## Requirements
Write out, word for word, the first line of the data below and every line after it through the one containing "import numpy as np".

## Supplied material

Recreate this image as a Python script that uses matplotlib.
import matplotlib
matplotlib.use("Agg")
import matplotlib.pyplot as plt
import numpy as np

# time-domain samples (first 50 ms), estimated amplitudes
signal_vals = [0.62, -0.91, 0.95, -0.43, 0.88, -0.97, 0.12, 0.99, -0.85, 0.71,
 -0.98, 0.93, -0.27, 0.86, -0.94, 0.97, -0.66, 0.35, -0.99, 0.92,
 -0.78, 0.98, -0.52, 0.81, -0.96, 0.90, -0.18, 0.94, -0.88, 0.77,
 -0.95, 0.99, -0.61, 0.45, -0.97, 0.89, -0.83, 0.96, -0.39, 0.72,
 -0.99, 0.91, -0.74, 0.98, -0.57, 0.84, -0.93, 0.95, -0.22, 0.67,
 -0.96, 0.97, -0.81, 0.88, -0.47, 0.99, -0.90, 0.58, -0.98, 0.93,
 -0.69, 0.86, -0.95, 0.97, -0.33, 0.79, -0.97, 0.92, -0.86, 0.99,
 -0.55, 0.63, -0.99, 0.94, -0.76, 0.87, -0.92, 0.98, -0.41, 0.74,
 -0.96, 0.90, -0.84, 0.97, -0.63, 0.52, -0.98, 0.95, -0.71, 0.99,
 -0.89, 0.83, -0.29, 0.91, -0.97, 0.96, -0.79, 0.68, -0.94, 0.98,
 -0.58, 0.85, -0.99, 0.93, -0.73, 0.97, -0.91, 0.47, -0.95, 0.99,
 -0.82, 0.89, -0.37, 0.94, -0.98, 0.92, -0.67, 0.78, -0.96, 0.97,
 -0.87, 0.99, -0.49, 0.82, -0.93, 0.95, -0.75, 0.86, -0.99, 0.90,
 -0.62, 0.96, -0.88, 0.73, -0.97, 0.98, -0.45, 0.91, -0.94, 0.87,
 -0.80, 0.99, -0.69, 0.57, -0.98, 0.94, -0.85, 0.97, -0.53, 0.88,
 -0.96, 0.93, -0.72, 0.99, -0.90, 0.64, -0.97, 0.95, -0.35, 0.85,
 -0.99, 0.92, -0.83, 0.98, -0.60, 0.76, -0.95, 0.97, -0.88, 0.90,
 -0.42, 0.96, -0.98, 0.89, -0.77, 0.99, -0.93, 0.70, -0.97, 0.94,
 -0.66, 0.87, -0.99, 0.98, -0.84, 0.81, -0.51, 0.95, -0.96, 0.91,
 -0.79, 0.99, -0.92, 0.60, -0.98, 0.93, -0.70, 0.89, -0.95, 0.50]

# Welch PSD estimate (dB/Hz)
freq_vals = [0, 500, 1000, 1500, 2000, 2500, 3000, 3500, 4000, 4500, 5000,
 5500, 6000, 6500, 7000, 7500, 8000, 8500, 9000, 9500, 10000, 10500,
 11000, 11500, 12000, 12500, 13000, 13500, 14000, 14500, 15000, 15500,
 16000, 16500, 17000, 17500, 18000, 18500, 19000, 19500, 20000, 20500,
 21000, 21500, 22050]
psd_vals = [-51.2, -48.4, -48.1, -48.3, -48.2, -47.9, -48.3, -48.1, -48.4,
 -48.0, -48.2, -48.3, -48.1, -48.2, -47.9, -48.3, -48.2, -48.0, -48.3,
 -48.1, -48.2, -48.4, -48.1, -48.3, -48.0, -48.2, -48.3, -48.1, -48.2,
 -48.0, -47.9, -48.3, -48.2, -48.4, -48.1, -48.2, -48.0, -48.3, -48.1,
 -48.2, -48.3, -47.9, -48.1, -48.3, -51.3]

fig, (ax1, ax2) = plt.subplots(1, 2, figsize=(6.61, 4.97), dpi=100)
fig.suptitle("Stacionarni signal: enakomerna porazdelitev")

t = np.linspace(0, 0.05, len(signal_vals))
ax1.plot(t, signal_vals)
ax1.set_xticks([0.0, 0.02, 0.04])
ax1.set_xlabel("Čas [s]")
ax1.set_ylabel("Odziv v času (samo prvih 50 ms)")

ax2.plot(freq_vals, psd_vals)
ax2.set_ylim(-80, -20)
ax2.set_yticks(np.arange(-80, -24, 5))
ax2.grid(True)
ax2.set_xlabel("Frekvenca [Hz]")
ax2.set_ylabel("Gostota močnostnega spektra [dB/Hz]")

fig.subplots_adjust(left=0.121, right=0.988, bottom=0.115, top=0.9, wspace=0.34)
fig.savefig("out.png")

## Result of the exercise
Recreate this image as a Python script that uses matplotlib.
import matplotlib
matplotlib.use("Agg")
import matplotlib.pyplot as plt
import numpy as np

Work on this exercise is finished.